----- Material provided -----

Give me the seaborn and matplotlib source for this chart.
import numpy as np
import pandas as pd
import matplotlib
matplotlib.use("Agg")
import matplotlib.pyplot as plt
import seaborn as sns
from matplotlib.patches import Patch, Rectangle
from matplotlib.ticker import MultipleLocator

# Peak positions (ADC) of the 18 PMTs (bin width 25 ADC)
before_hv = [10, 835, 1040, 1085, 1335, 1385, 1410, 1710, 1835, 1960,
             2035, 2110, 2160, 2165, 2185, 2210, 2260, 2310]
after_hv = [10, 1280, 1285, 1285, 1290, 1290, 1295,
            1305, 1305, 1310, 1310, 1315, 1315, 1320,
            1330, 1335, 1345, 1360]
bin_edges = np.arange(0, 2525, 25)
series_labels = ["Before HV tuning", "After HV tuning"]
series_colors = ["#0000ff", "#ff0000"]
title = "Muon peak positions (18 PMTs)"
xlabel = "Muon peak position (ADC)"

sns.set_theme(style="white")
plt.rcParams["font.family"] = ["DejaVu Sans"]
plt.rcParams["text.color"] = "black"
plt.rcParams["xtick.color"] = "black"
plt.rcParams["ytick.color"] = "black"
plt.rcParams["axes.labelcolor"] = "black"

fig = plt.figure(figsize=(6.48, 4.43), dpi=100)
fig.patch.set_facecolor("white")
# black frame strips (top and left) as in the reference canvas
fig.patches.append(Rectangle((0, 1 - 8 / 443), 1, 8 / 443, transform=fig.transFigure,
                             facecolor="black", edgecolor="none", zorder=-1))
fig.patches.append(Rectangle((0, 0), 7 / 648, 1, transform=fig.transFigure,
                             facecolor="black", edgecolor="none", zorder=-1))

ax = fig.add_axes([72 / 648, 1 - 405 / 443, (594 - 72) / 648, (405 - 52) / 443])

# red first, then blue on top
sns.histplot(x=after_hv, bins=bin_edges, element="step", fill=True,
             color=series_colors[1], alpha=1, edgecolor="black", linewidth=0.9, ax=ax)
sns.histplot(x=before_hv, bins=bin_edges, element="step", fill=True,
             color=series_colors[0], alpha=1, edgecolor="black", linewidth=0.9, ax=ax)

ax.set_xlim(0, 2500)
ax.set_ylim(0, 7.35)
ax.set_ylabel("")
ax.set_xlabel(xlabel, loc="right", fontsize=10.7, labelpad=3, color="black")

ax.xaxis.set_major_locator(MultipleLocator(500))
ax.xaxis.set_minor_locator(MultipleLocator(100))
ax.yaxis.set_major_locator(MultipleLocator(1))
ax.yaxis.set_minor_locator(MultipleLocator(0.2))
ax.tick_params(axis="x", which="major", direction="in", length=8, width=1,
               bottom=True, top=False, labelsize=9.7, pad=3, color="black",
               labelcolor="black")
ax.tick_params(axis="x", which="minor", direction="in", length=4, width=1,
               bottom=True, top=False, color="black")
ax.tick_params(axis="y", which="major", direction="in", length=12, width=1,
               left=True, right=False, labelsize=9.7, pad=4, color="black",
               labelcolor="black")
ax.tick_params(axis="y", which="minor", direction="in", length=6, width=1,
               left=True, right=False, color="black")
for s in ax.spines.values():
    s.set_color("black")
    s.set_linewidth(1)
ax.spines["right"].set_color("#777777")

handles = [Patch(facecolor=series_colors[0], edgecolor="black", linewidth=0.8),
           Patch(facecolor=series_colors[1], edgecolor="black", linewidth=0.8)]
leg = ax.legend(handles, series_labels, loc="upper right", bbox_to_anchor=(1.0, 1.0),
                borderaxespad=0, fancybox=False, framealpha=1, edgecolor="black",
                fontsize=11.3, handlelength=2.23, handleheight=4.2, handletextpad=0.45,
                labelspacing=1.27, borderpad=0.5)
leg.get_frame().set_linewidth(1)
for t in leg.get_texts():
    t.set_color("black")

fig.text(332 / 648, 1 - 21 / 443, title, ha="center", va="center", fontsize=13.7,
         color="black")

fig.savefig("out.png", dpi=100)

-----

● **Task directions**: Extract the lines above, from the first one through the one containing "from matplotlib.ticker import MultipleLocator", and return only those, unchanged.

● **Exercise result**:
Give me the seaborn and matplotlib source for this chart.
import numpy as np
import pandas as pd
import matplotlib
matplotlib.use("Agg")
import matplotlib.pyplot as plt
import seaborn as sns
from matplotlib.patches import Patch, Rectangle
from matplotlib.ticker import MultipleLocator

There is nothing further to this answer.